With that said, here is my pitch for why I believe this is a novel and worthy bestiary.

A Tower Made of Sky owes much to the academic humanities, the social sciences, and the fields of philosophy, psychology, and monstrosity studies. The creatures described are not traditional TTRPG monsters, designed to be slain and encountered bereft of context in a cold grey dungeon. Neither are they plausible animals. Rather, these monsters are fragmented reflections of psychological and philosophical concepts, anxieties both newborn and primeval, and statements which embody and transgress the boundaries of epistemology. Each of them is an uncanny being, gesturing towards the parts of ourselves and our worlds that we yearn to destroy, and to embrace, in equal measure. They are vivid, substantive pieces of ether, layered in metaphor and yet affixed so tightly to the concepts they express that reality in all its messiness seems vague and distant by comparison.
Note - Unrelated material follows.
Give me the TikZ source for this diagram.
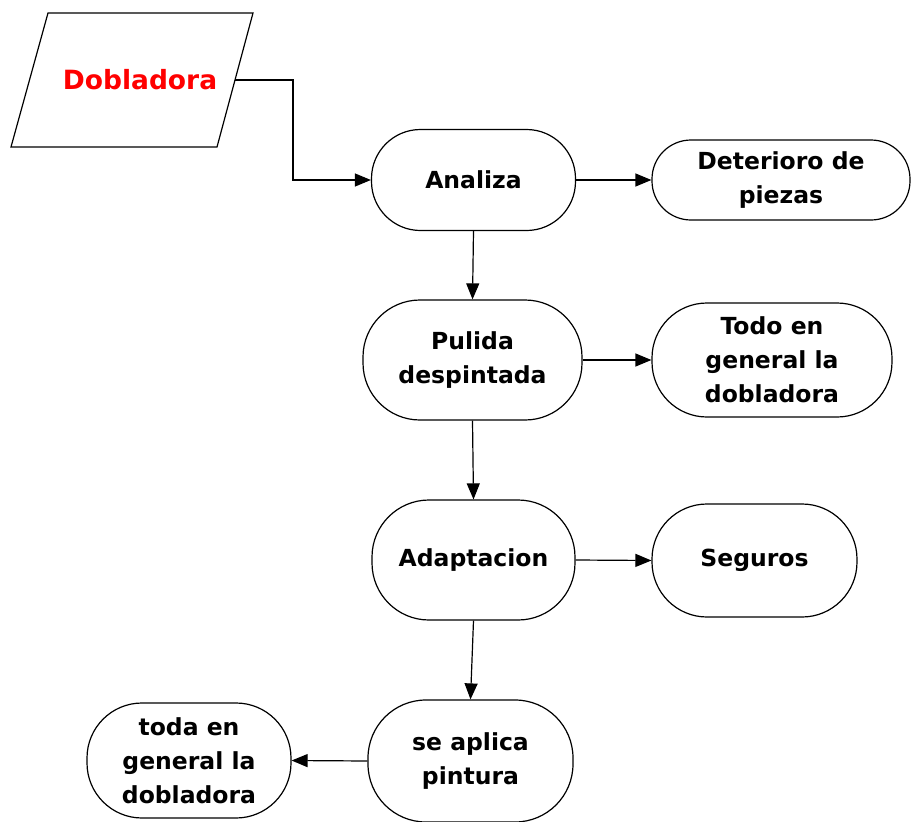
\documentclass[tikz,border=0pt]{standalone}
\usepackage{fontspec}
\setmainfont{DejaVu Sans}
\usetikzlibrary{shapes,arrows.meta}

\tikzset{
    paso/.style={draw, line width=1.2pt, align=center, inner sep=0pt,
        font=\bfseries\fontsize{23.5}{34}\selectfont},
    entrada/.style={text=red, inner sep=0pt, font=\bfseries\fontsize{26.5}{32}\selectfont},
    flecha/.style={-{Triangle[length=16pt,width=13pt]}, line width=1.2pt},
}

\begin{document}
\begin{tikzpicture}[x=1pt, y=-1pt]
            \useasboundingbox (0,0) rectangle (911,822);

            % Entrada
            \draw[line width=1.2pt] (48,13) -- (253,13) -- (217,147) -- (11,147) -- cycle;
            \node[entrada] (dobladora) at (140,80) {Dobladora};
            \coordinate (salida) at (235,80);

            % Pasos
            \node[paso, minimum width=204pt, minimum height=101pt, rounded corners=49pt] (analiza) at (473.5,180) {Analiza};
            \node[paso, minimum width=219pt, minimum height=120pt, rounded corners=57pt] (pulida) at (472.5,360) {Pulida\\despintada};
            \node[paso, minimum width=203pt, minimum height=120pt, rounded corners=57pt] (adaptacion) at (473.5,560) {Adaptacion};
            \node[paso, minimum width=205pt, minimum height=122pt, rounded corners=58pt] (aplica) at (470.5,761) {se aplica\\pintura};

            % Resultados
            \node[paso, minimum width=258pt, minimum height=80pt, rounded corners=39pt] (deterioro) at (781,180) {Deterioro de\\piezas};
            \node[paso, minimum width=240pt, minimum height=114pt, rounded corners=55pt] (todo) at (772,360) {Todo en\\general la\\dobladora};
            \node[paso, minimum width=205pt, minimum height=113pt, rounded corners=55pt] (seguros) at (754.5,560.5) {Seguros};
            \node[paso, minimum width=204pt, minimum height=115pt, rounded corners=55pt] (toda) at (189,760.5) {toda en\\general la\\dobladora};

            % Flechas
            \coordinate (codo) at (293,80);
            \draw[flecha] (salida) -- (codo) |- (analiza.west);
            \draw[flecha] (analiza.south) -- (pulida.north);
            \draw[flecha] (pulida.south) -- (adaptacion.north);
            \draw[flecha] (adaptacion.south) -- (aplica.north);
            \draw[flecha] (analiza.east) -- (deterioro.west);
            \draw[flecha] (pulida.east) -- (todo.west);
            \draw[flecha] (adaptacion.east) -- (seguros.west);
            \draw[flecha] (aplica.west) -- (toda.east);
        \end{tikzpicture}
\end{document}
They are Kafkaesque nightmares - (ir)reverently ironic existential commentaries given form, flesh, and spirit.

These are monsters someone could build a world around.

I am awestruck with what Sam has accomplished - the strength of the prose, the guiding vision, the ways he reconciles the conceptual origin of these creatures with the materiality of their existence in their own world. Thus creating a vision of a space in which monsters are both and neither flesh and ideal, and thereby something greater than either.

A Tower Made of Sky is an evocative and cerebral work. It is a challenge to the way that we, as TTRPG players, have conditioned ourselves to understand monsters. It is poetic, beautifully illustrated, and furthermore radically unpretentious. A Tower Made of Sky is not a manifesto. Like all the finest bestiaries setting manuals, this is a book of stories waiting to be told. And I believe it is a book of stories worth telling.

Thanks for the lovely and in-depth review, Maiden Wonderland (who collaborated on "The Nameless Beast," one of the monsters that appears early in the book, for anyone reading this). You highlighted several of the goals of the book here—I'm glad that it has succeeded at them for you :)

Great bestiary! Inventive in ways that you can build multiple campaigns around.

Thank you, Gamesail, glad you've enjoyed it!